══ RECORDED INFORMATION ══

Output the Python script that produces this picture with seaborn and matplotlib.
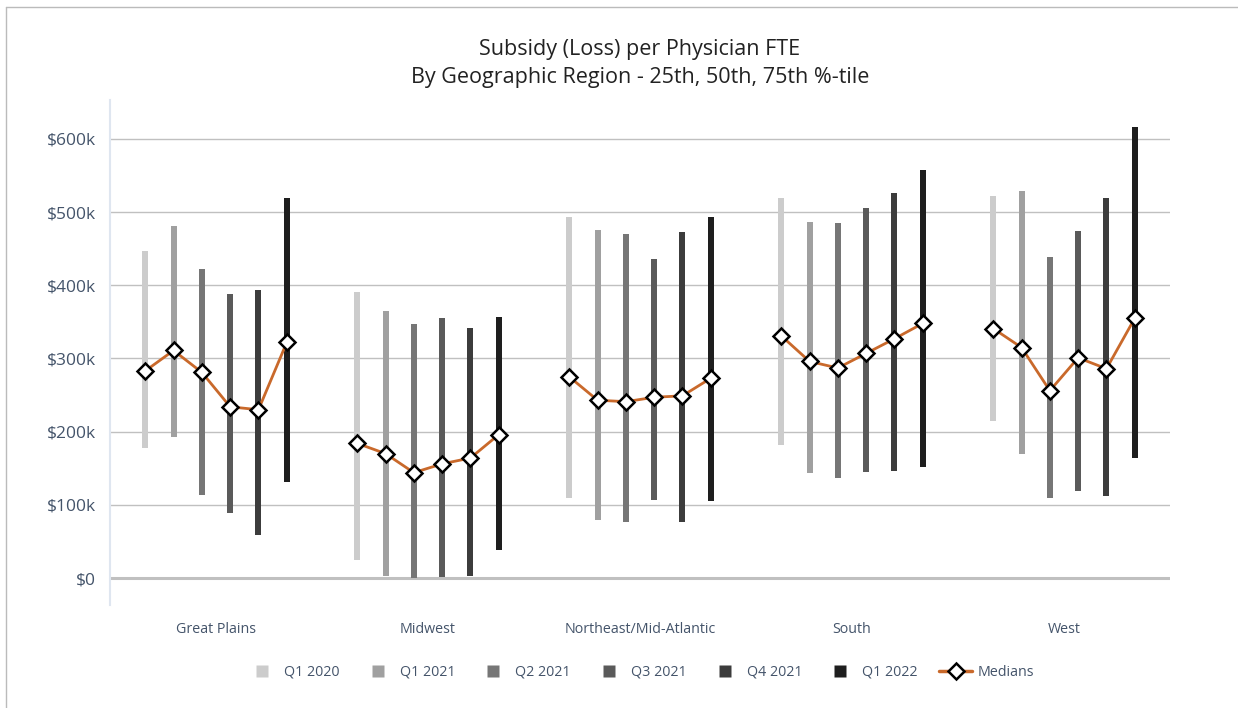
import numpy as np
import pandas as pd
import matplotlib
matplotlib.use("Agg")
import matplotlib.pyplot as plt
from matplotlib.lines import Line2D
import seaborn as sns

regions = ["Great Plains", "Midwest", "Northeast/Mid-Atlantic", "South", "West"]
periods = ["Q1 2020", "Q1 2021", "Q2 2021", "Q3 2021", "Q4 2021", "Q1 2022"]

# values in $k, per region, per period
p25 = {
    "Great Plains":           [177, 193, 114, 89, 59, 131],
    "Midwest":                [25, 3, 0, 1, 3, 38],
    "Northeast/Mid-Atlantic": [110, 79, 77, 106, 77, 105],
    "South":                  [182, 143, 136, 145, 146, 152],
    "West":                   [214, 170, 110, 119, 112, 164],
}
p50 = {
    "Great Plains":           [283, 311, 281, 234, 230, 322],
    "Midwest":                [184, 170, 144, 156, 164, 196],
    "Northeast/Mid-Atlantic": [275, 243, 241, 247, 249, 273],
    "South":                  [331, 296, 287, 307, 327, 348],
    "West":                   [341, 315, 256, 301, 286, 355],
}
p75 = {
    "Great Plains":           [447, 481, 422, 388, 393, 520],
    "Midwest":                [391, 365, 347, 356, 342, 357],
    "Northeast/Mid-Atlantic": [494, 475, 470, 436, 473, 493],
    "South":                  [520, 486, 485, 506, 526, 557],
    "West":                   [522, 529, 439, 474, 519, 616],
}
yticks = [0, 100, 200, 300, 400, 500, 600]
ytick_labels = ["$0", "$100k", "$200k", "$300k", "$400k", "$500k", "$600k"]

period_colors = ["#cccccc", "#a0a0a0", "#767676", "#5a5a5a", "#3c3c3c", "#1e1e1e"]
median_color = "#c9692b"
text_color = "#44546a"

sns.set_theme(style="white")
plt.rcParams["font.family"] = ["Open Sans", "DejaVu Sans"]

rows = []
for i, r in enumerate(regions):
    for j, p in enumerate(periods):
        rows.append({"region": r, "period": p,
                     "xpos": i + (j - 2.5) * 0.1335,
                     "p25": p25[r][j], "p50": p50[r][j], "p75": p75[r][j]})
df = pd.DataFrame(rows)

fig = plt.figure(figsize=(12.38, 7.08), dpi=100)
ax = fig.add_axes([110 / 1238, 103 / 708, 1060 / 1238, 505 / 708])

ax.set_xlim(-0.5, 4.5)
ax.set_ylim(-36.9, 653.3)

# gridlines
for v in yticks:
    ax.axhline(v, color="#c0c0c0", lw=2.2 if v == 0 else 1.0, zorder=0)

# floating bars 25th-75th
for j, p in enumerate(periods):
    sub = df[df["period"] == p]
    ax.bar(sub["xpos"], sub["p75"] - sub["p25"], bottom=sub["p25"],
           width=0.028, color=period_colors[j], zorder=2, linewidth=0)

# medians
sns.lineplot(data=df, x="xpos", y="p50", units="region", estimator=None,
             color=median_color, lw=2.0, marker="D", markersize=8,
             markerfacecolor="white", markeredgecolor="black",
             markeredgewidth=1.8, ax=ax, zorder=4, legend=False)

ax.set_yticks(yticks)
ax.set_yticklabels(ytick_labels, color=text_color, fontsize=12.5)
ax.set_xticks(range(len(regions)))
ax.set_xticklabels(regions, color=text_color, fontsize=10.3)
ax.tick_params(axis="x", length=0, pad=12)
ax.tick_params(axis="y", length=0, pad=10)
ax.set_xlabel("")
ax.set_ylabel("")

for s in ["top", "right", "bottom"]:
    ax.spines[s].set_visible(False)
ax.spines["left"].set_color("#dfe6f0")
ax.spines["left"].set_linewidth(1.5)

fig.text(640 / 1238, 1 - 63.5 / 708,
         "Subsidy (Loss) per Physician FTE\nBy Geographic Region - 25th, 50th, 75th %-tile",
         ha="center", va="center", fontsize=15.5, color="#222222", linespacing=1.4)

handles = [Line2D([0], [0], lw=0, marker="s", markersize=8,
                  markerfacecolor=c, markeredgecolor="none") for c in period_colors]
handles.append(Line2D([0], [0], color=median_color, lw=2.5, marker="D",
                      markersize=8, markerfacecolor="white",
                      markeredgecolor="black", markeredgewidth=1.8))
labels = periods + ["Medians"]
leg = ax.legend(handles, labels, loc="center", bbox_to_anchor=(0.5, -0.133),
                ncol=7, frameon=False, fontsize=10.3, handlelength=2.3,
                columnspacing=1.5, handletextpad=0.4, borderaxespad=0)
for t in leg.get_texts():
    t.set_color(text_color)

# outer border (left and top)
fig.add_artist(Line2D([6 / 1238, 6 / 1238], [0, 1 - 7 / 708], color="#bbbbbb", lw=1,
                      transform=fig.transFigure))
fig.add_artist(Line2D([6 / 1238, 1], [1 - 7 / 708, 1 - 7 / 708], color="#bbbbbb", lw=1,
                      transform=fig.transFigure))

fig.savefig("out.png", dpi=100, facecolor="white")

═══

» **WRITTEN EXERCISE**:
Omit any images, then output the listing exactly.

» **ANSWER TO THIS EXERCISE**:
Output the Python script that produces this picture with seaborn and matplotlib.
import numpy as np
import pandas as pd
import matplotlib
matplotlib.use("Agg")
import matplotlib.pyplot as plt
from matplotlib.lines import Line2D
import seaborn as sns

regions = ["Great Plains", "Midwest", "Northeast/Mid-Atlantic", "South", "West"]
periods = ["Q1 2020", "Q1 2021", "Q2 2021", "Q3 2021", "Q4 2021", "Q1 2022"]

# values in $k, per region, per period
p25 = {
    "Great Plains":           [177, 193, 114, 89, 59, 131],
    "Midwest":                [25, 3, 0, 1, 3, 38],
    "Northeast/Mid-Atlantic": [110, 79, 77, 106, 77, 105],
    "South":                  [182, 143, 136, 145, 146, 152],
    "West":                   [214, 170, 110, 119, 112, 164],
}
p50 = {
    "Great Plains":           [283, 311, 281, 234, 230, 322],
    "Midwest":                [184, 170, 144, 156, 164, 196],
    "Northeast/Mid-Atlantic": [275, 243, 241, 247, 249, 273],
    "South":                  [331, 296, 287, 307, 327, 348],
    "West":                   [341, 315, 256, 301, 286, 355],
}
p75 = {
    "Great Plains":           [447, 481, 422, 388, 393, 520],
    "Midwest":                [391, 365, 347, 356, 342, 357],
    "Northeast/Mid-Atlantic": [494, 475, 470, 436, 473, 493],
    "South":                  [520, 486, 485, 506, 526, 557],
    "West":                   [522, 529, 439, 474, 519, 616],
}
yticks = [0, 100, 200, 300, 400, 500, 600]
ytick_labels = ["$0", "$100k", "$200k", "$300k", "$400k", "$500k", "$600k"]

period_colors = ["#cccccc", "#a0a0a0", "#767676", "#5a5a5a", "#3c3c3c", "#1e1e1e"]
median_color = "#c9692b"
text_color = "#44546a"

sns.set_theme(style="white")
plt.rcParams["font.family"] = ["Open Sans", "DejaVu Sans"]

rows = []
for i, r in enumerate(regions):
    for j, p in enumerate(periods):
        rows.append({"region": r, "period": p,
                     "xpos": i + (j - 2.5) * 0.1335,
                     "p25": p25[r][j], "p50": p50[r][j], "p75": p75[r][j]})
df = pd.DataFrame(rows)

fig = plt.figure(figsize=(12.38, 7.08), dpi=100)
ax = fig.add_axes([110 / 1238, 103 / 708, 1060 / 1238, 505 / 708])

ax.set_xlim(-0.5, 4.5)
ax.set_ylim(-36.9, 653.3)

# gridlines
for v in yticks:
    ax.axhline(v, color="#c0c0c0", lw=2.2 if v == 0 else 1.0, zorder=0)

# floating bars 25th-75th
for j, p in enumerate(periods):
    sub = df[df["period"] == p]
    ax.bar(sub["xpos"], sub["p75"] - sub["p25"], bottom=sub["p25"],
           width=0.028, color=period_colors[j], zorder=2, linewidth=0)

# medians
sns.lineplot(data=df, x="xpos", y="p50", units="region", estimator=None,
             color=median_color, lw=2.0, marker="D", markersize=8,
             markerfacecolor="white", markeredgecolor="black",
             markeredgewidth=1.8, ax=ax, zorder=4, legend=False)

ax.set_yticks(yticks)
ax.set_yticklabels(ytick_labels, color=text_color, fontsize=12.5)
ax.set_xticks(range(len(regions)))
ax.set_xticklabels(regions, color=text_color, fontsize=10.3)
ax.tick_params(axis="x", length=0, pad=12)
ax.tick_params(axis="y", length=0, pad=10)
ax.set_xlabel("")
ax.set_ylabel("")

for s in ["top", "right", "bottom"]:
    ax.spines[s].set_visible(False)
ax.spines["left"].set_color("#dfe6f0")
ax.spines["left"].set_linewidth(1.5)

fig.text(640 / 1238, 1 - 63.5 / 708,
         "Subsidy (Loss) per Physician FTE\nBy Geographic Region - 25th, 50th, 75th %-tile",
         ha="center", va="center", fontsize=15.5, color="#222222", linespacing=1.4)

handles = [Line2D([0], [0], lw=0, marker="s", markersize=8,
                  markerfacecolor=c, markeredgecolor="none") for c in period_colors]
handles.append(Line2D([0], [0], color=median_color, lw=2.5, marker="D",
                      markersize=8, markerfacecolor="white",
                      markeredgecolor="black", markeredgewidth=1.8))
labels = periods + ["Medians"]
leg = ax.legend(handles, labels, loc="center", bbox_to_anchor=(0.5, -0.133),
                ncol=7, frameon=False, fontsize=10.3, handlelength=2.3,
                columnspacing=1.5, handletextpad=0.4, borderaxespad=0)
for t in leg.get_texts():
    t.set_color(text_color)

# outer border (left and top)
fig.add_artist(Line2D([6 / 1238, 6 / 1238], [0, 1 - 7 / 708], color="#bbbbbb", lw=1,
                      transform=fig.transFigure))
fig.add_artist(Line2D([6 / 1238, 1], [1 - 7 / 708, 1 - 7 / 708], color="#bbbbbb", lw=1,
                      transform=fig.transFigure))

fig.savefig("out.png", dpi=100, facecolor="white")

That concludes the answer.